The Two-Nation Theory is the ideological foundation of the demand for Pakistan, asserting that the Muslims of British India were not a religious minority but a separate nation entitled to self-determination and a homeland of their own. Its core proposition was that Hindus and Muslims differed irreconcilably in religion, language, culture, jurisprudence, dietary and marriage customs, and historical experience, and therefore could not coexist as a single nation under a unitary majoritarian democracy. Though intellectually traceable to Sir Syed Ahmad Khan (1817–1898), who first articulated the idea of two distinct communities after the events of 1867 and the Urdu–Hindi controversy, the theory received its philosophical depth from the poet-philosopher Allama Muhammad Iqbal, whose Allahabad Address of 29 December 1930 to the All-India Muslim League called for a consolidated Muslim state in the north-west of the subcontinent.
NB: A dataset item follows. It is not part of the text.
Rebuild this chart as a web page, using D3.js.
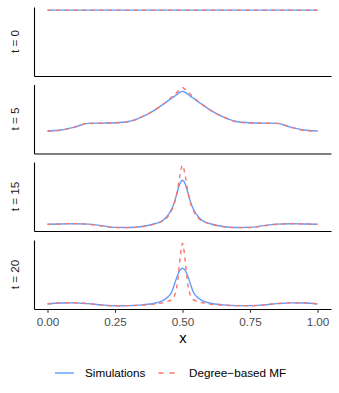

Chaudhry Rahmat Ali coined the name "Pakistan" in his 1933 pamphlet Now or Never.
The theory was given decisive political form by Muhammad Ali Jinnah, the Quaid-i-Azam, who articulated it most forcefully in his presidential address at the Lahore Session of the Muslim League (22–24 March 1940), where the Lahore Resolution (later termed the Pakistan Resolution) demanded that areas with Muslim majorities in the north-west and east be grouped into "Independent States." Jinnah's formulation rested on the claim that Islam and Hinduism were not merely religions but distinct social orders, making Muslims a nation "by any definition." The theory's key features were its rejection of territorial nationalism in favour of a religion-and-culture–based conception of nationhood, its opposition to the Indian National Congress's unitary nationalism, and its insistence that constitutional safeguards alone could not protect Muslim political identity in a Hindu-majority polity.
The theory culminated in the partition of British India and the creation of Pakistan on 14 August 1947 under the Indian Independence Act, 1947. Its validity has been contested ever since: critics, including the Indian National Congress and figures such as Maulana Abul Kalam Azad, regarded it as a divisive communal construct, while the secession of East Pakistan and the creation of Bangladesh in 1971 is frequently cited as evidence that religion alone could not sustain national unity. Proponents respond that 1971 was a failure of governance and equitable distribution, not of the founding ideology. In Pakistan's official discourse as of 2026, the Two-Nation Theory remains the constitutional and ideological cornerstone of the state's self-conception, reaffirmed in textbooks and the Objectives Resolution (1949).
For the CSS Pakistan Affairs paper, this is a foundational topic tested almost every year. Candidates must trace its evolution from Sir Syed through Iqbal to Jinnah, link it to the Lahore Resolution of 1940, and be prepared to evaluate critiques—especially the 1971 secession debate—in analytical essay questions. Typical question angles ask candidates to "critically examine" the theory's relevance, to assess whether it was vindicated or refuted by the emergence of Bangladesh, and to distinguish it from secular and territorial nationalisms. A strong answer names dated instances, quotes Jinnah's 1940 address, and adopts a defensible thesis rather than mere narration.
Example
In his presidential address at the Lahore Session of the All-India Muslim League on 22 March 1940, Muhammad Ali Jinnah declared Hindus and Muslims to be two distinct nations, framing the Lahore Resolution's demand for a separate Muslim homeland.
Frequently asked questions
Sir Syed Ahmad Khan first articulated the idea of Hindus and Muslims as two distinct communities in the late nineteenth century. Allama Iqbal gave it philosophical form in his 1930 Allahabad Address, and Jinnah gave it political shape at the 1940 Lahore Session.